ROAR029 biofilm-specific production of colicin R is due to an SOS regulatory effect. (a) Sequence analysis revealed two overlapping SOS boxes upstream of the ribosome binding sequence (rbs) and start codon ATG of ROAR029. Insertion site of transposon in pColR+ plasmid is indicated. Transcriptional read-through from kanamycin gene and disruption of LexA box1 binding site may explain constitutive expression of colicin R encoding gene. (b) Effect of LexA induction upon ROAR029 bacteriotoxic activity was assessed using ROAR029 with LexA under the control of an anhydrotetracycline-inducible (aTc) promoter.
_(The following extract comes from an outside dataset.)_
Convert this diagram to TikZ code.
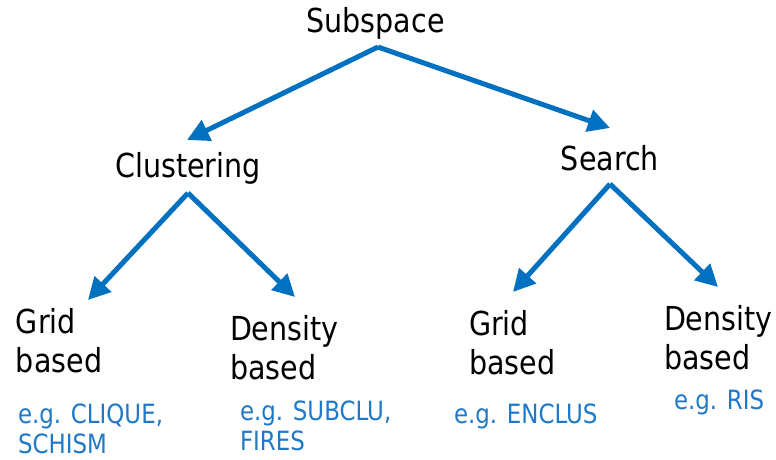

An 8-μl drop of ROAR029_KmRExTET_LexA treated with increasing concentrations of aTc ranging from 0 to 1000 ng ml⁻¹ was added to a lawn of MG1655. (c) Inhibition halo of E. coli MG1655 when treated with an 8-μl drop of ROAR029 biofilm extract (ROAR029 Bf) with and without induction of the SOS system by 0.1 μg ml⁻¹ of mitomycin C added after inoculation. (d) Growth inhibition of E. coli MG1655 by biofilm extracts produced by E. coli TG1 (black) and TG1 lexAind3 (gray) transformed by different ROAR029 plasmids; active kanamycin-resistant pColR_Km, defective colicin mutant (pColR-, dashed) and constitutively expressed colicin (pColR+, shaded).

Figure 5

ROAR029 colicin activity is dependent on LPS length. (a) SDS-polyacrylamide (14%) gel showing LPS reconstruction of rough E. coli MG1655 and E. coli TG1 strains. (b) Effect of ROAR029 biofilm extract on bacterial lawns of rough (MG1655 and TG1) and smooth (MG1655 wbbL+ and TG1 wbbL+) strains. (c) SDS-polyacrylamide gel (14%) of E. coli 536 wild type and LPS (rfaH, manB, waaG and waaC), capsule (kps15) and colanic acid (cpsG) mutants. (d) Effect of ROAR029 biofilm extract on E. coli 536 wild type and LPS mutants lawns. (e) Growth curves showing the effect of ROAR029 biofilm extract addition to cultures of E. coli 536 and mutants with different LPS lengths. The graph shows means of eight independent wells from a representative experiment. ΔrfaHc, complemented rfaH mutant.

Figure 6

ROAR029 excludes MG1655F' from mixed biofilms. Percentage of ROAR029 pColR_Km, pColR– or pColR+ and MG1655F' after 24 h of mixed biofilms inoculated at different initial ratios (1:1, 1:10, 1:100 and 1:10 000).

Figure 7

Colicin R has enhanced activity towards biofilms of LF82. Differential effect of ROAR029 biofilm extract on planktonic (exponential and stationary phase) and biofilm cells (resuspended and non-resuspended) of two pathogenic E. coli strains, 55989 with full LPS and LF82 with no LPS. Survival was determined by CFU counts after 2-h exposure to equal quantities of ROAR029 biofilm extract containing colicin R. ***P<0.001.